Search and Parameter Selection
Evaluating every possible combination of CDEF damping and strength parameters across an entire frame is computationally prohibitive. SVT-AV1 optimizes this search through: * Fast Heuristics: The encoder estimates the optimal CDEF parameters based on frame-level and block-level variance, skip-mode flags, and quantization parameters. * Early Termination: If a block has low spatial variance or is determined to be flat, SVT-AV1 skips the directional search entirely. * SIMD Direction Search: The 8 directional search algorithms are highly vectorized, allowing the encoder to quickly calculate the sum of squared differences (SSD) for each direction to find the best match.
3. Loop Restoration (LR) Filter Implementation
The Loop Restoration filter is the final and most complex stage of the AV1 in-loop filtering pipeline. It can choose between two main filter types on a Restorational Unit (RU) basis (typically sized at 64x64, 128x128, or 256x256 pixels): * Wiener Filter: A 2D symmetric separable filter. * Self-Guided Restoration (SGR-Proj): A filter based on guided filtering using two different low-pass filtered images.
SVT-AV1 Heuristics and Speed Presets
Because Loop Restoration is highly intensive, libsvtav1 applies aggressive scaling based on the user-selected speed preset: * High-Quality Presets (Low Speed): SVT-AV1 performs an exhaustive RDO (Rate-Distortion Optimization) search across both Wiener and SGR-Proj filters for every Restoration Unit to find the mathematically optimal configuration. * Medium to Fast Presets (High Speed): The encoder uses pre-analysis data, such as block-level distortion and temporal activity, to bypass the evaluation of one or both filters. It may restrict the search to only Wiener filtering or disable Loop Restoration entirely for specific frames (e.g., non-reference frames) or spatial regions with low detail.
Threading and Pipelining in SVT-AV1
SVT-AV1 utilizes a multi-stage, multithreaded architecture where the in-loop filters are decoupled from the main encoding loop where possible.

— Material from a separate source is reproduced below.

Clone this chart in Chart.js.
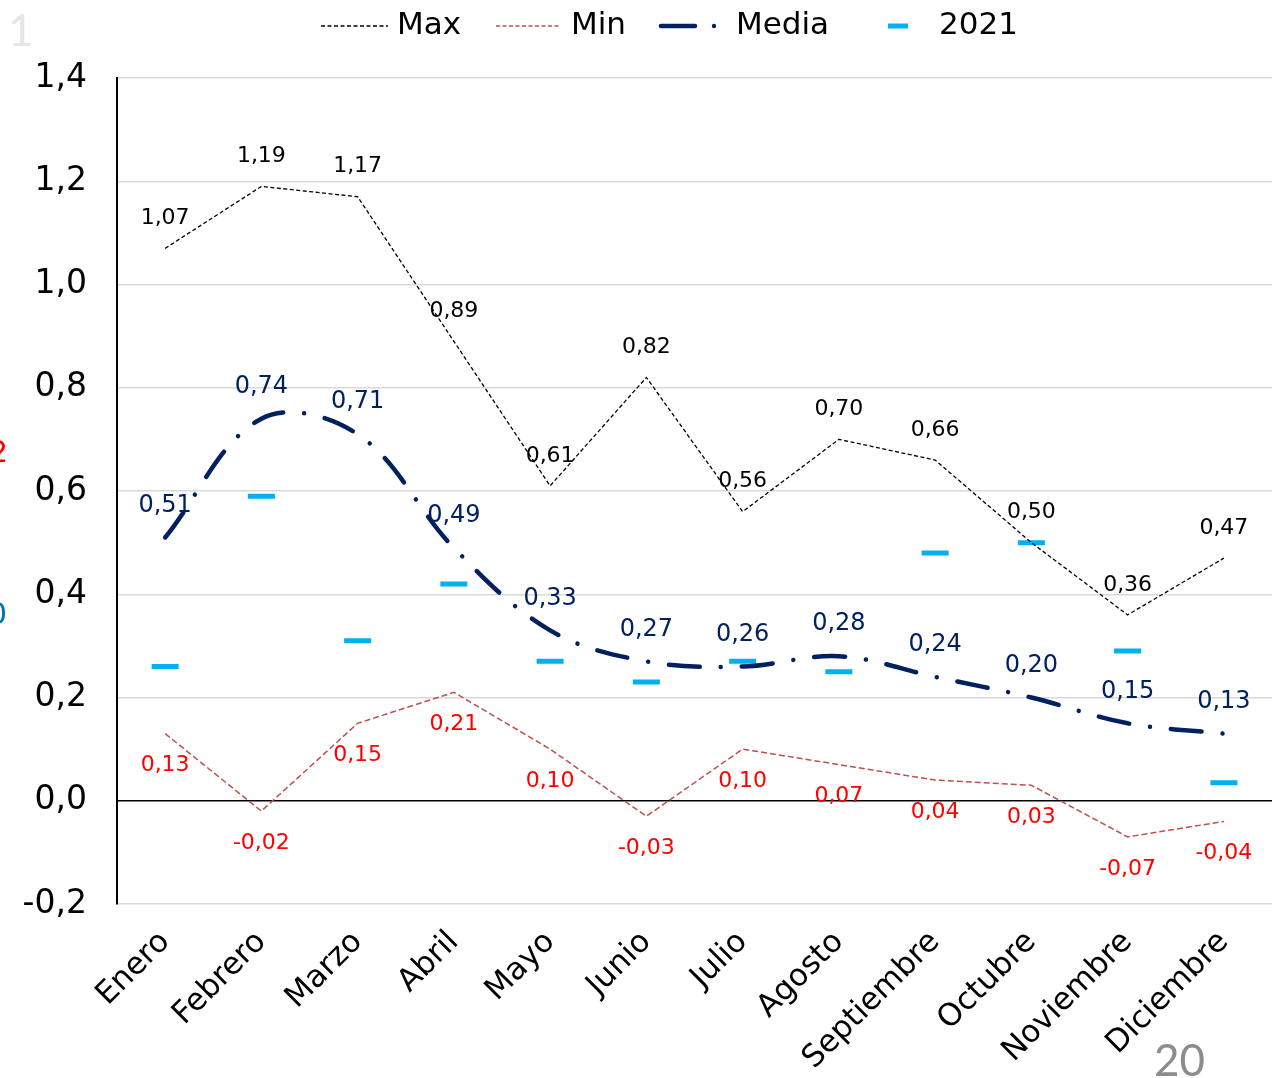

Once a row of Superblocks completes reconstruction, it is immediately handed off to the DBF, followed by CDEF, and then LR. This “pipelined” design ensures that different threads can process different parts of the frame concurrently without waiting for the entire frame to be reconstructed, drastically reducing memory footprint and maximizing CPU cache locality.